- _What to produce_: Return the whole listing, line for line, without the pictures in it.

- _Dataset section_:
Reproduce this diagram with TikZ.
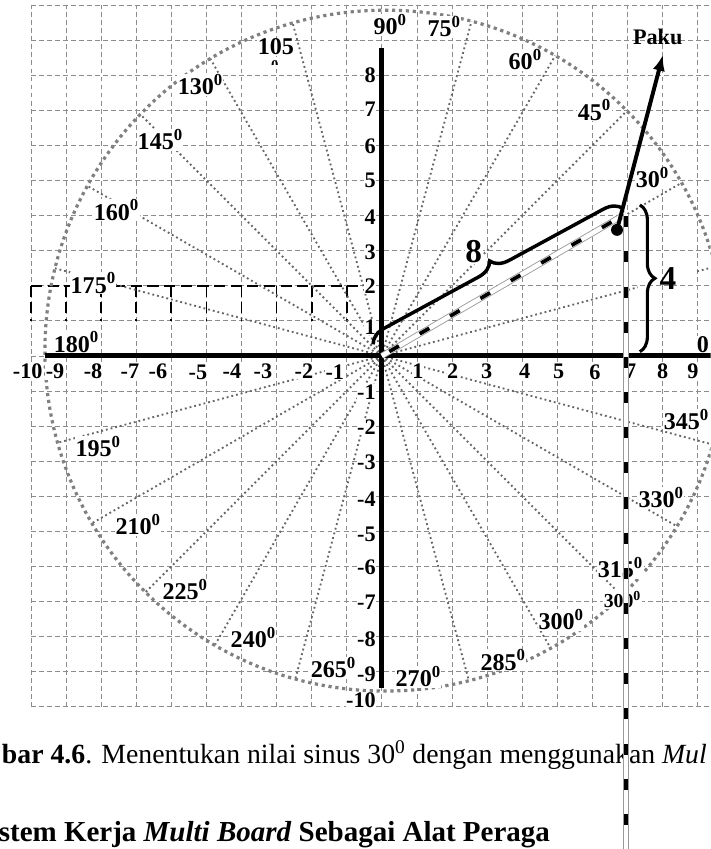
\documentclass[tikz,border=0pt]{standalone}
\usepackage{fontspec}
\setmainfont{Liberation Serif}
\usepackage{tikz}
\usepackage{tkz-euclide}
\usetikzlibrary{calc,positioning,arrows.meta,decorations.pathreplacing}

\newcommand\derajat[1]{#1\textsuperscript{0}}
\tikzset{
  garisgrid/.style={black!45, line width=0.6pt, dash pattern=on 4pt off 2.5pt},
  garispetak/.style={black, line width=1.4pt, dash pattern=on 9pt off 4.5pt},
  jari/.style={black!60, line width=1.5pt, dash pattern=on 1.5pt off 2.4pt},
  lingkar/.style={black!50, line width=2.6pt, dash pattern=on 2.6pt off 3pt},
  sumbu/.style={line width=4pt},
  sudut/.style={font=\fontsize{19.5}{22}\bfseries\selectfont, fill=white, inner sep=0.5pt, anchor=base west},
  angka/.style={font=\fontsize{18}{20}\bfseries\selectfont, fill=white, inner sep=0.5pt},
  tongkat/.style={black!40, line width=0.7pt, double=white, double distance=3.6pt},
  tali/.style={line width=3pt, dash pattern=on 9pt off 19.5pt},
  kurung/.style={decorate, line width=2.8pt}
}

\begin{document}
\begin{tikzpicture}
\useasboundingbox (-10.88,-14.05) rectangle (9.37,10.14);
\clip (-10.88,-14.05) rectangle (9.37,10.14);
\tkzDefPoint(0,0){O}
\tkzDefPoint(6.95,4.05){P}
\tkzDefPoint(6.95,-14.4){Q}
\tkzDefPoint(6.70,3.59){D}
\tkzDefPoint(8.01,8.58){K}
\tkzDefPoint(-0.25,0.33){B1}
\tkzDefPoint(6.87,4.20){B2}
\tkzDefPoint(7.35,4.30){C1}
\tkzDefPoint(7.35,0.12){C2}
% grid
\foreach \x in {-10,...,10}
 \draw[garisgrid] (\x,-10) -- (\x,10);
\foreach \y in {-10,...,10}
 \draw[garisgrid] (-10,\y) -- (10,\y);
\draw[garispetak] (-10,2) -- (-0.1,2);
\foreach \x in {-10,...,-1}
 \draw[garispetak] (\x,2) -- (\x,1);
% jari-jari dan lingkaran
\foreach \a in {30,45,60,75,105,120,135,150,165,195,210,225,240,255,285,300,315,330,345}
 \draw[jari] (O) -- (\a:{9.7+0.1*cos(\a)+0.15*sin(\a)});
\draw[jari] (O) -- (15:7.55);
\draw[jari] (15:9.3) -- (15:9.8);
\draw[lingkar] (0.1,0.15) circle (9.7);
% sumbu
\draw[sumbu] (-9.6,0) -- (9.5,0);
\draw[sumbu] (0,-9.46) -- (0,8.77);
% label sumbu
\foreach \t/\x/\y in {-10/-10.09/-0.65,-9/-9.31/-0.65,-8/-8.23/-0.65,-7/-7.18/-0.65,-6/-6.38/-0.65,-5/-5.24/-0.68,-4/-4.27/-0.65,-3/-3.39/-0.65,-2/-2.22/-0.65,-1/-1.34/-0.68,1/1.03/-0.65,2/2.02/-0.65,3/2.99/-0.65,4/4.07/-0.65,5/5.04/-0.65,6/6.07/-0.68,7/7.09/-0.65,8/8.0/-0.65,9/8.86/-0.65}
 \node[angka, anchor=base] (x\t) at (\x,\y) {\t};
\foreach \t/\y in {8/7.78,7/6.81,6/5.78,5/4.79,4/3.73,3/2.74,2/1.79,1/0.62,-1/-1.25,-2/-2.25,-3/-3.25,-4/-4.3,-5/-5.3,-6/-6.24,-7/-7.24,-8/-8.29,-9/-9.29,-10/-10.03}
 \node[angka, anchor=base east] (y\t) at (-0.15,\y) {\t};
\node[sudut] (nol) at (8.95,0.10) {0};
% label sudut
\foreach \t/\x/\y in {90/-0.26/9.15,75/1.28/9.09,60/3.59/8.15,45/5.56/6.72,30/7.21/4.79,130/-5.84/7.44,145/-6.98/5.87,160/-8.23/3.87,175/-8.89/1.79,180/-9.37/0.11,195/-8.75/-2.88,210/-7.61/-5.10,225/-6.27/-6.95,240/-4.33/-8.32,265/-2.05/-9.17,270/0.37/-9.43,285/2.79/-8.95,300/4.44/-7.81,315/6.13/-6.32,330/7.29/-4.33,345/8.01/-2.11}
 \node[sudut] (s\t) at (\x,\y) {\derajat{\t}};
\node[sudut] (s105) at (-3.56,8.58) {105};
\begin{scope}
 \clip (-3.3,8.30) rectangle (-2.8,8.45);
 \node[font=\fontsize{12}{14}\bfseries\selectfont, inner sep=0pt, anchor=north] (s105b) at (-3.05,8.42) {0};
\end{scope}
\node[sudut, font=\fontsize{16}{18}\bfseries\selectfont] (s300b) at (6.30,-7.18) {\derajat{300}};
% keterangan
\node[anchor=base west, inner sep=0pt, font=\fontsize{22.5}{26}\selectfont] (ket1) at (-10.83,-11.6)
 {\textbf{bar 4.6}. Menentukan nilai sinus 30\textsuperscript{0} dengan menggunakan \textit{Mul}};
\node[anchor=base west, inner sep=0pt, font=\fontsize{23.5}{27}\bfseries\selectfont] (ket2) at (-10.92,-13.85)
 {stem Kerja \textit{Multi Board} Sebagai Alat Peraga};
% tongkat
\draw[tongkat] (O) -- (P);
\draw[tongkat] (P) -- (Q);
\draw[tali, dash phase=-7pt] (O) -- (P);
\draw[tali, dash phase=-2pt] (P) -- (Q);
% kurung kurawal
\draw[kurung, decoration={brace, amplitude=0.5cm}] (B1) -- (B2);
\draw[kurung, line width=2.5pt, decoration={brace, amplitude=0.43cm}] (C1) -- (C2);
\node[font=\fontsize{27}{30}\bfseries\selectfont, fill=white, inner sep=0.5pt] (lab8) at (2.62,2.96) {8};
\node[font=\fontsize{27}{30}\bfseries\selectfont, inner sep=0.5pt] (lab4) at (8.15,2.20) {4};
% paku
\fill (D) circle (0.17);
\draw[line width=3.2pt, -{Latex[length=13pt,width=10pt]}] (D) -- (K);
\node[anchor=base west, inner sep=0pt, font=\fontsize{18}{20}\bfseries\selectfont] (paku) at (7.15,8.86) {Paku};
\end{tikzpicture}
\end{document}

- _Worked solution_:
Reproduce this diagram with TikZ.
\documentclass[tikz,border=0pt]{standalone}
\usepackage{fontspec}
\setmainfont{Liberation Serif}
\usepackage{tikz}
\usepackage{tkz-euclide}
\usetikzlibrary{calc,positioning,arrows.meta,decorations.pathreplacing}

\newcommand\derajat[1]{#1\textsuperscript{0}}
\tikzset{
  garisgrid/.style={black!45, line width=0.6pt, dash pattern=on 4pt off 2.5pt},
  garispetak/.style={black, line width=1.4pt, dash pattern=on 9pt off 4.5pt},
  jari/.style={black!60, line width=1.5pt, dash pattern=on 1.5pt off 2.4pt},
  lingkar/.style={black!50, line width=2.6pt, dash pattern=on 2.6pt off 3pt},
  sumbu/.style={line width=4pt},
  sudut/.style={font=\fontsize{19.5}{22}\bfseries\selectfont, fill=white, inner sep=0.5pt, anchor=base west},
  angka/.style={font=\fontsize{18}{20}\bfseries\selectfont, fill=white, inner sep=0.5pt},
  tongkat/.style={black!40, line width=0.7pt, double=white, double distance=3.6pt},
  tali/.style={line width=3pt, dash pattern=on 9pt off 19.5pt},
  kurung/.style={decorate, line width=2.8pt}
}

\begin{document}
\begin{tikzpicture}
\useasboundingbox (-10.88,-14.05) rectangle (9.37,10.14);
\clip (-10.88,-14.05) rectangle (9.37,10.14);
\tkzDefPoint(0,0){O}
\tkzDefPoint(6.95,4.05){P}
\tkzDefPoint(6.95,-14.4){Q}
\tkzDefPoint(6.70,3.59){D}
\tkzDefPoint(8.01,8.58){K}
\tkzDefPoint(-0.25,0.33){B1}
\tkzDefPoint(6.87,4.20){B2}
\tkzDefPoint(7.35,4.30){C1}
\tkzDefPoint(7.35,0.12){C2}
% grid
\foreach \x in {-10,...,10}
 \draw[garisgrid] (\x,-10) -- (\x,10);
\foreach \y in {-10,...,10}
 \draw[garisgrid] (-10,\y) -- (10,\y);
\draw[garispetak] (-10,2) -- (-0.1,2);
\foreach \x in {-10,...,-1}
 \draw[garispetak] (\x,2) -- (\x,1);
% jari-jari dan lingkaran
\foreach \a in {30,45,60,75,105,120,135,150,165,195,210,225,240,255,285,300,315,330,345}
 \draw[jari] (O) -- (\a:{9.7+0.1*cos(\a)+0.15*sin(\a)});
\draw[jari] (O) -- (15:7.55);
\draw[jari] (15:9.3) -- (15:9.8);
\draw[lingkar] (0.1,0.15) circle (9.7);
% sumbu
\draw[sumbu] (-9.6,0) -- (9.5,0);
\draw[sumbu] (0,-9.46) -- (0,8.77);
% label sumbu
\foreach \t/\x/\y in {-10/-10.09/-0.65,-9/-9.31/-0.65,-8/-8.23/-0.65,-7/-7.18/-0.65,-6/-6.38/-0.65,-5/-5.24/-0.68,-4/-4.27/-0.65,-3/-3.39/-0.65,-2/-2.22/-0.65,-1/-1.34/-0.68,1/1.03/-0.65,2/2.02/-0.65,3/2.99/-0.65,4/4.07/-0.65,5/5.04/-0.65,6/6.07/-0.68,7/7.09/-0.65,8/8.0/-0.65,9/8.86/-0.65}
 \node[angka, anchor=base] (x\t) at (\x,\y) {\t};
\foreach \t/\y in {8/7.78,7/6.81,6/5.78,5/4.79,4/3.73,3/2.74,2/1.79,1/0.62,-1/-1.25,-2/-2.25,-3/-3.25,-4/-4.3,-5/-5.3,-6/-6.24,-7/-7.24,-8/-8.29,-9/-9.29,-10/-10.03}
 \node[angka, anchor=base east] (y\t) at (-0.15,\y) {\t};
\node[sudut] (nol) at (8.95,0.10) {0};
% label sudut
\foreach \t/\x/\y in {90/-0.26/9.15,75/1.28/9.09,60/3.59/8.15,45/5.56/6.72,30/7.21/4.79,130/-5.84/7.44,145/-6.98/5.87,160/-8.23/3.87,175/-8.89/1.79,180/-9.37/0.11,195/-8.75/-2.88,210/-7.61/-5.10,225/-6.27/-6.95,240/-4.33/-8.32,265/-2.05/-9.17,270/0.37/-9.43,285/2.79/-8.95,300/4.44/-7.81,315/6.13/-6.32,330/7.29/-4.33,345/8.01/-2.11}
 \node[sudut] (s\t) at (\x,\y) {\derajat{\t}};
\node[sudut] (s105) at (-3.56,8.58) {105};
\begin{scope}
 \clip (-3.3,8.30) rectangle (-2.8,8.45);
 \node[font=\fontsize{12}{14}\bfseries\selectfont, inner sep=0pt, anchor=north] (s105b) at (-3.05,8.42) {0};
\end{scope}
\node[sudut, font=\fontsize{16}{18}\bfseries\selectfont] (s300b) at (6.30,-7.18) {\derajat{300}};
% keterangan
\node[anchor=base west, inner sep=0pt, font=\fontsize{22.5}{26}\selectfont] (ket1) at (-10.83,-11.6)
 {\textbf{bar 4.6}. Menentukan nilai sinus 30\textsuperscript{0} dengan menggunakan \textit{Mul}};
\node[anchor=base west, inner sep=0pt, font=\fontsize{23.5}{27}\bfseries\selectfont] (ket2) at (-10.92,-13.85)
 {stem Kerja \textit{Multi Board} Sebagai Alat Peraga};
% tongkat
\draw[tongkat] (O) -- (P);
\draw[tongkat] (P) -- (Q);
\draw[tali, dash phase=-7pt] (O) -- (P);
\draw[tali, dash phase=-2pt] (P) -- (Q);
% kurung kurawal
\draw[kurung, decoration={brace, amplitude=0.5cm}] (B1) -- (B2);
\draw[kurung, line width=2.5pt, decoration={brace, amplitude=0.43cm}] (C1) -- (C2);
\node[font=\fontsize{27}{30}\bfseries\selectfont, fill=white, inner sep=0.5pt] (lab8) at (2.62,2.96) {8};
\node[font=\fontsize{27}{30}\bfseries\selectfont, inner sep=0.5pt] (lab4) at (8.15,2.20) {4};
% paku
\fill (D) circle (0.17);
\draw[line width=3.2pt, -{Latex[length=13pt,width=10pt]}] (D) -- (K);
\node[anchor=base west, inner sep=0pt, font=\fontsize{18}{20}\bfseries\selectfont] (paku) at (7.15,8.86) {Paku};
\end{tikzpicture}
\end{document}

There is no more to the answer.